Hi! Over the last weeks, we have been working on HexDocs Search, a cross-package function/type/callback documentation search interface containing data for (almost) all packages currently on hexdocs.pm.
To give it a try, visit hexdocs.pandosearch.com and just start typing.
We are Pandosearch, a Dutch company offering search engines for websites and web applications. We have been working with Elixir since 2018 and love the language and its ecosystem.
We regularly try to give back by contributing to Elixir open source projects, but felt we could do more.
Seeing a community need for cross-package HexDocs search, we thought: this is our call!
HexDocs Search currently contains around 433K functions, types and callbacks. Most HexDocs packages are included, but not all. See “Known limitations” for more details on this.
We collect data by crawling hexdocs.pm twice a day. We use the root
sitemap.xml index file on hexdocs.pm as a starting point and use all the URLs found there.

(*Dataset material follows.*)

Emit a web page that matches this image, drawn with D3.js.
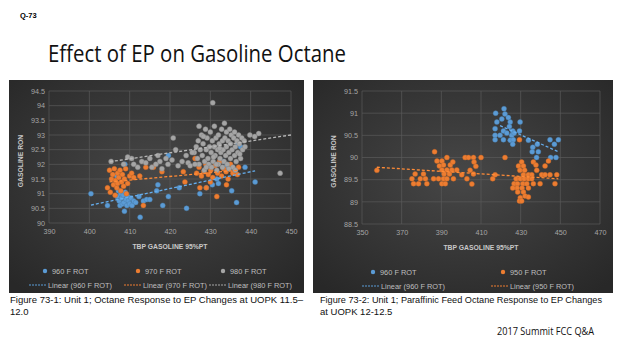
<!DOCTYPE html>
<html>
<head>
<meta charset="utf-8">
<script src="https://cdnjs.cloudflare.com/ajax/libs/d3/7.8.5/d3.min.js"></script>
<style>
  html, body { margin: 0; padding: 0; background: #fff; }
  svg { display: block; }
</style>
</head>
<body>
<div id="chart"></div>
<script>
// Figure 73-1 : 960 / 970 / 980 F ROT  (x = TBP 95%, y = RON)
const rot960A = [
  [400.4,91.0],[404.5,90.6],[406.8,91.6],[406.9,90.9],[407.2,91.1],[407.4,90.75],[407.6,90.6],
  [407.8,91.0],[408,90.85],[408.2,90.65],[408.4,90.95],[408.6,90.7],[408.7,90.4],[408.8,92.0],
  [408.9,91.05],[409.1,90.8],[409.3,90.6],[409.5,90.9],[409.7,90.75],[410,90.65],[410.3,90.85],
  [410.6,90.6],[411,90.75],[411.5,90.7],[412.6,90.2],[412.3,90.9],[413.4,90.75],[414.2,90.8],
  [415,90.8],[416.7,91.1],[417,91.3],[418.2,90.6],[419.6,92.3],[419.6,90.9],[422.3,91.2],
  [424.1,90.5],[427.4,91.0],[429,91.2],[431.6,91.5],[432,91.35],[433.2,92.1],[433.8,91.9],
  [435.3,91.1],[436.5,90.7],[436.9,92.7],[437.5,92.6],[438.6,91.9],[441.1,91.4],[430.5,91.3]
];
const rot970A = [
  [404.5,91.2],[405,91.8],[405.5,91.5],[405.8,91.65],[406,91.3],[406.2,91.85],[406.5,91.45],
  [406.8,91.2],[407,91.7],[407,91.35],[407.3,91.55],[407.6,91.8],[407.8,91.1],[408,91.4],
  [408.2,91.65],[408.5,91.25],[408.7,91.5],[409,91.85],[409.2,91.0],[409.5,91.35],[410,91.6],
  [410.5,91.7],[411,91.55],[405.2,91.05],[406.4,90.95],[412.5,91.6],[413.4,90.6],[414,91.9],
  [415.9,91.9],[418,91.75],[423.3,91.75],[423.7,91.4],[426.2,92.2],[427.4,91.2],[429,91.2],
  [431.6,90.9],[426.6,91.7],[427.2,91.9],[427.8,91.6],[428.4,91.75],[428.9,92.0],[429.5,91.65],
  [430.1,91.8],[430.6,91.55],[431.2,91.95],[431.8,91.7],[432.3,92.1],[432.8,91.6],[433.3,91.85],
  [433.9,91.75],[434.4,91.5],[435,92.0],[435.6,91.7],[436.1,91.8],[436.7,91.65],[437,91.9],
  [430,91.4],[434,91.3]
];
const rot980A = [
  [405.4,92.1],[408.5,92.0],[409.5,92.25],[410.5,92.2],[411,92.0],[412,91.9],[413,92.1],
  [414,92.05],[415,92.2],[415.5,91.9],[416.5,92.0],[417,92.3],[417.5,92.1],[418,91.85],
  [419,92.2],[419.5,92.0],[420.5,92.15],[420.8,92.9],[421.4,92.5],[422,91.95],[423,92.1],
  [424,92.3],[424.5,92.05],[425,91.95],[426,92.4],[426.5,92.6],[426.8,92.2],[427,92.8],
  [427.2,92.0],[427.5,92.5],[427.8,93.0],[428,92.3],[428.2,92.7],[428.5,91.8],[428.6,92.1],
  [428.8,93.2],[429,92.5],[429.2,92.9],[429.4,92.2],[429.6,92.0],[429.8,92.6],[430,93.1],
  [430.2,92.4],[430.3,91.9],[430.5,92.8],[430.6,94.1],[430.7,92.1],[431,92.6],[431,93.3],
  [431.2,92.3],[431.4,92.9],[431.6,91.8],[431.8,92.5],[432,92.0],[432,93.0],[432.2,92.7],
  [432.4,92.2],[432.6,92.4],[432.8,93.2],[433,92.8],[433,91.9],[433.2,92.5],[433.4,92.1],
  [433.6,92.9],[433.8,92.3],[434,92.6],[434,93.1],[434.2,92.0],[434.4,92.8],[434.6,92.4],
  [434.8,93.2],[435,92.2],[435,92.7],[435.2,93.0],[435.4,92.5],[435.6,91.9],[435.8,92.9],
  [436,92.3],[436,93.1],[436.2,92.6],[436.4,92.1],[436.6,92.8],[436.8,92.4],[437,93.0],
  [437.2,92.7],[437.5,92.2],[437.8,92.9],[438,92.5],[438.4,92.8],[438.6,92.6],[439.8,93.0],
  [441,92.95],[442,93.05],[447.3,91.7],[426.2,92.0],[425.5,92.4],[427.2,93.3],[429,91.9],
  [433.5,93.4],[436.2,91.8],[431.5,92.0],[434.6,91.85],[428.3,92.95],[430.8,92.25],
  [432.3,92.55],[437.3,92.35]
];
const trend960A = [[400.4, 90.61], [441.1, 91.78]];
const trend970A = [[405, 91.4], [437, 91.8]];
const trend980A = [[405.1, 92.09], [450, 93.0]];

// Figure 73-2 : 960 / 950 F ROT
const rot960B = [
  [417.4,91.0],[421.6,91.1],[422.1,90.98],[423.8,90.9],[418,90.8],[424.7,90.8],[429.7,90.8],
  [417.1,90.65],[421.3,90.6],[424.3,90.7],[426,90.6],[429.4,90.6],[417.1,90.5],[419.6,90.5],
  [423,90.55],[425.5,90.5],[426.7,90.55],[417.1,90.4],[421.3,90.4],[424.7,90.39],[426.3,90.4],
  [426,90.3],[433.9,90.39],[436.1,90.23],[438.4,90.3],[435.8,90.13],[438.9,90.13],[438,90.0],
  [444.8,90.4],[449,90.4],[447,90.3],[445.1,90.0],[447.8,90.0],[420.5,90.87]
];
const rot950B = [
  [357.5,89.71],[376.8,89.63],[381,89.63],[375.2,89.52],[379.4,89.52],[382,89.52],[376,89.41],
  [378.5,89.41],[382.7,89.41],[386.6,90.13],[387.8,89.92],[390.3,89.92],[392.8,90.0],
  [391.1,89.83],[389,89.81],[390.3,89.72],[392.8,89.72],[394.5,89.83],[391.4,89.63],
  [394.1,89.63],[386.1,89.52],[388.6,89.52],[391.1,89.52],[392.8,89.52],[390.3,89.41],
  [392,89.41],[395.8,89.9],[395.3,89.72],[397.8,89.72],[396.1,89.52],[402,90.0],[403.7,90.0],
  [406.2,90.0],[410,90.0],[406.5,89.9],[407.4,89.8],[404.5,89.71],[406.2,89.63],[402.9,89.52],
  [405.4,89.4],[400.3,89.61],[415.9,89.52],[417.1,89.61],[422.1,90.0],[429.4,90.4],
  [430.5,89.9],[428.9,89.81],[431.4,89.81],[429.6,89.71],[432,89.71],[431.4,89.61],
  [433.9,89.61],[435.6,89.61],[427.7,89.52],[429.8,89.52],[431.8,89.52],[433.9,89.52],
  [435.6,89.52],[426.7,89.41],[428.4,89.41],[431.1,89.41],[433.1,89.41],[428.2,89.31],
  [430.7,89.31],[433.9,89.31],[426,89.31],[428.5,89.22],[431.4,89.22],[432.2,89.13],
  [433.9,89.11],[429.8,89.09],[429.4,89.02],[430.5,89.02],[436.4,89.9],[436.4,89.41],
  [439.8,89.41],[440.6,89.61],[442.3,89.61],[444,89.92],[442.3,89.81],[444.8,89.61],
  [448.2,89.61],[447.3,89.41],[437.7,89.83],[438.1,89.71]
];
const trend960B = [[419.6, 90.72], [449, 90.13]];
const trend950B = [[357.5, 89.78], [449, 89.52]];

const xTicksA = d3.range(390, 451, 10);
const yTicksA = d3.range(90, 94.51, 0.5);
const xTicksB = d3.range(350, 471, 20);
const yTicksB = d3.range(88.5, 91.51, 0.5);

const BLUE = '#5b9bd5', ORANGE = '#ed7d31', GRAY = '#a5a5a5';

const W = 624, H = 351;
const svg = d3.select('#chart').append('svg').attr('width', W).attr('height', H);
svg.append('rect').attr('width', W).attr('height', H).attr('fill', '#fff');

// panel background gradient (dark excel style)
const grad = svg.append('defs').append('radialGradient')
  .attr('id', 'bg').attr('cx', '50%').attr('cy', '45%').attr('r', '70%');
grad.append('stop').attr('offset', '0%').attr('stop-color', '#474747');
grad.append('stop').attr('offset', '100%').attr('stop-color', '#282828');

// heading
svg.append('text').attr('x', 20).attr('y', 18)
  .attr('font-family', 'Liberation Sans, Arial, sans-serif')
  .attr('font-size', 7.5).attr('font-weight', 'bold').text('Q-73');

svg.append('text').attr('x', 48).attr('y', 62)
  .attr('font-family', 'Open Sans, sans-serif')
  .attr('font-size', 23.5).attr('fill', '#111')
  .attr('textLength', 298).attr('lengthAdjust', 'spacingAndGlyphs')
  .text('Effect of EP on Gasoline Octane');

function drawPanel(cfg) {
  const g = svg.append('g');
  g.append('rect')
    .attr('x', cfg.box[0]).attr('y', cfg.box[1])
    .attr('width', cfg.box[2]).attr('height', cfg.box[3])
    .attr('fill', 'url(#bg)');

  const x = d3.scaleLinear().domain(cfg.xDomain).range([cfg.plot[0], cfg.plot[1]]);
  const y = d3.scaleLinear().domain(cfg.yDomain).range([cfg.plot[3], cfg.plot[2]]);

  // gridlines
  g.append('g').selectAll('line').data(cfg.yTicks).join('line')
    .attr('x1', cfg.plot[0]).attr('x2', cfg.plot[1])
    .attr('y1', d => y(d)).attr('y2', d => y(d))
    .attr('stroke', '#5a5a5a').attr('stroke-width', 0.7);
  g.append('g').selectAll('line').data(cfg.xTicks).join('line')
    .attr('x1', d => x(d)).attr('x2', d => x(d))
    .attr('y1', cfg.plot[2]).attr('y2', cfg.plot[3])
    .attr('stroke', '#5a5a5a').attr('stroke-width', 0.7);

  // axes labels
  const yAxis = d3.axisLeft(y).tickValues(cfg.yTicks).tickSize(0).tickPadding(4)
    .tickFormat(d3.format('~g'));
  const xAxis = d3.axisBottom(x).tickValues(cfg.xTicks).tickSize(0).tickPadding(6)
    .tickFormat(d3.format('d'));
  [g.append('g').attr('transform', `translate(${cfg.plot[0]},0)`).call(yAxis),
   g.append('g').attr('transform', `translate(0,${cfg.plot[3]})`).call(xAxis)]
    .forEach(a => {
      a.select('.domain').remove();
      a.selectAll('text').attr('fill', '#a6a6a6').attr('font-size', 7.2)
        .attr('font-family', 'Liberation Sans, Arial, sans-serif');
    });

  g.append('text')
    .attr('x', (cfg.plot[0] + cfg.plot[1]) / 2).attr('y', cfg.plot[3] + 26)
    .attr('text-anchor', 'middle').attr('fill', '#c8c8c8')
    .attr('font-size', 6.8).attr('font-weight', 'bold')
    .attr('font-family', 'Liberation Sans, Arial, sans-serif')
    .text('TBP GASOLINE 95%PT');
  g.append('text')
    .attr('transform', `translate(${cfg.yTitleX},${(cfg.plot[2] + cfg.plot[3]) / 2 + 4}) rotate(-90)`)
    .attr('text-anchor', 'middle').attr('fill', '#c8c8c8')
    .attr('font-size', 6.8).attr('font-weight', 'bold')
    .attr('font-family', 'Liberation Sans, Arial, sans-serif')
    .text('GASOLINE RON');

  // points
  cfg.series.forEach(s => {
    g.append('g').selectAll('circle').data(s.points).join('circle')
      .attr('cx', d => x(d[0])).attr('cy', d => y(d[1])).attr('r', 2.5)
      .attr('fill', s.color).attr('stroke', d3.color(s.color).darker(0.6))
      .attr('stroke-width', 0.4);
  });

  // trendlines
  const line = d3.line().x(d => x(d[0])).y(d => y(d[1]));
  cfg.series.forEach(s => {
    g.append('path').datum(s.trend).attr('d', line)
      .attr('fill', 'none').attr('stroke', d3.color(s.color).brighter(0.3))
      .attr('stroke-width', 1.3).attr('stroke-dasharray', '3,2');
  });

  // legend
  cfg.series.forEach(s => {
    const lg = g.append('g');
    lg.append('circle').attr('cx', s.leg[0]).attr('cy', cfg.legY[0]).attr('r', 2.2)
      .attr('fill', s.color);
    lg.append('text').attr('x', s.leg[0] + 7).attr('y', cfg.legY[0] + 2.5)
      .attr('fill', '#bfbfbf').attr('font-size', 7.4)
      .attr('font-family', 'Liberation Sans, Arial, sans-serif')
      .text(s.name);
    lg.append('line').attr('x1', s.leg[1]).attr('x2', s.leg[1] + 18)
      .attr('y1', cfg.legY[1]).attr('y2', cfg.legY[1])
      .attr('stroke', s.color).attr('stroke-width', 1.2).attr('stroke-dasharray', '2,1');
    lg.append('text').attr('x', s.leg[1] + 19).attr('y', cfg.legY[1] + 2.5)
      .attr('fill', '#bfbfbf').attr('font-size', 7.4)
      .attr('font-family', 'Liberation Sans, Arial, sans-serif')
      .text(`Linear (${s.name})`);
  });
}

drawPanel({
  box: [9, 80, 295, 213],
  plot: [49, 291, 91, 223],
  xDomain: [390, 450], yDomain: [90, 94.5],
  xTicks: xTicksA, yTicks: yTicksA, yTitleX: 23,
  legY: [271, 285],
  series: [
    { name: '960 F ROT', color: BLUE, points: rot960A, trend: trend960A, leg: [45, 29] },
    { name: '970 F ROT', color: ORANGE, points: rot970A, trend: trend970A, leg: [138, 124] },
    { name: '980 F ROT', color: GRAY, points: rot980A, trend: trend980A, leg: [223, 209] }
  ]
});

drawPanel({
  box: [313, 80, 300, 213],
  plot: [362, 600, 91, 224],
  xDomain: [350, 470], yDomain: [88.5, 91.5],
  xTicks: xTicksB, yTicks: yTicksB, yTitleX: 336,
  legY: [272, 286],
  series: [
    { name: '960 F ROT', color: BLUE, points: rot960B, trend: trend960B, leg: [373, 362] },
    { name: '950 F ROT', color: ORANGE, points: rot950B, trend: trend950B, leg: [503, 491] }
  ]
});

// captions
const cap = [
  [10, 303, 'Figure 73-1: Unit 1; Octane Response to EP Changes at UOPK 11.5\u2013', 293],
  [10, 315, '12.0', null],
  [320, 303, 'Figure 73-2: Unit 1; Paraffinic Feed Octane Response to EP Changes', 282],
  [320, 315, 'at UOPK 12-12.5', null]
];
cap.forEach(c => {
  const t = svg.append('text').attr('x', c[0]).attr('y', c[1])
    .attr('font-family', 'Liberation Sans, Arial, sans-serif')
    .attr('font-size', 9.5).attr('fill', '#111').text(c[2]);
  if (c[3]) t.attr('textLength', c[3]).attr('lengthAdjust', 'spacingAndGlyphs');
});

svg.append('text').attr('x', 497).attr('y', 335)
  .attr('font-family', 'Open Sans, sans-serif')
  .attr('font-size', 11).attr('fill', '#111')
  .attr('textLength', 97).attr('lengthAdjust', 'spacingAndGlyphs')
  .text('2017 Summit FCC Q&A');
</script>
</body>
</html>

lastmod values from the XML sitemaps are used to ensure we only recrawl changed pages. This enables us to do a full recrawl in less than ten minutes. This strategy also has the added benefit of avoiding massive request loads on hexdocs.pm.
The current project status is probably best described as “beta”. Response times should be quick and the project should generally be up 24/7, but we are still actively working on some details, so a bit of downtime is to be expected every once in a while.
Our first goal after posting this announcement is to gather feedback from the community. This means we need you, as you are probably an Elixir developer reading this!
Any feedback is greatly appreciated. If possible, just use this forum thread, but you can also send a private message if deemed more appropriate. We’ll get back to you as quickly as possible.
A few days before posting this announcement, we’ve offered @josevalim early access to gather some initial feedback. Reason for contacting him was this recently added GitHub issue, which outlines a set of features similar to what our project aims to offer.
We are currently in the process of determining if (parts of) HexDocs Search could be integrated into ExDoc/HexDocs for cross-package search. As the outcome of this process is still highly uncertain, José encouraged us to wait no longer and go live with what we have right now. In other words: here we are :).
For future features, we are very much open to suggestions, as our main goal is to maximize value to the community. As such, we deliberately do not have a fixed feature roadmap right now.
We deliberately decided to limit our scope to function/type/callback documentation for now. This means no module documentation, guides and/or other ExDoc-generated HTML pages are included in the results yet.
An important reason for this is that in contrast to single-package search, including these content types for all of HexDocs is quite challenging in terms of correctly ranking and identifying search results.
In addition, due to the more free-form nature of ExDoc guide pages and module documentation, there aren’t any hard guarantees about the exact structure of the HTML output, especially as Markdown also allows raw HTML to be used. This gives us some additional challenges when crawling and rendering these types of content.
Due to ExDoc HTML changes over the year, searchable content is limited to HTML generated by ExDoc versions starting from v0.20.0 (released April 2, 2019). In case your package is missing, update your ExDoc dependency version before releasing a new package version. Our crawler should pick up the newly generated documentation within 24 hours.
Also due to ExDoc HTML/CSS changes over the years, documentation HTML is loaded in an
<iframe> using the original hexdocs.pm CSS. In most cases, this ensures styling is the same as on hexdocs.pm, but some edge cases may have some minor rendering issues.
Dark and light mode are supported, but only based on system preferences. Manually selected theme preferences set on hexdocs.pm cannot be respected due to
localStorage being scoped to a domain.
That’s it for now. Looking forward to your feedback!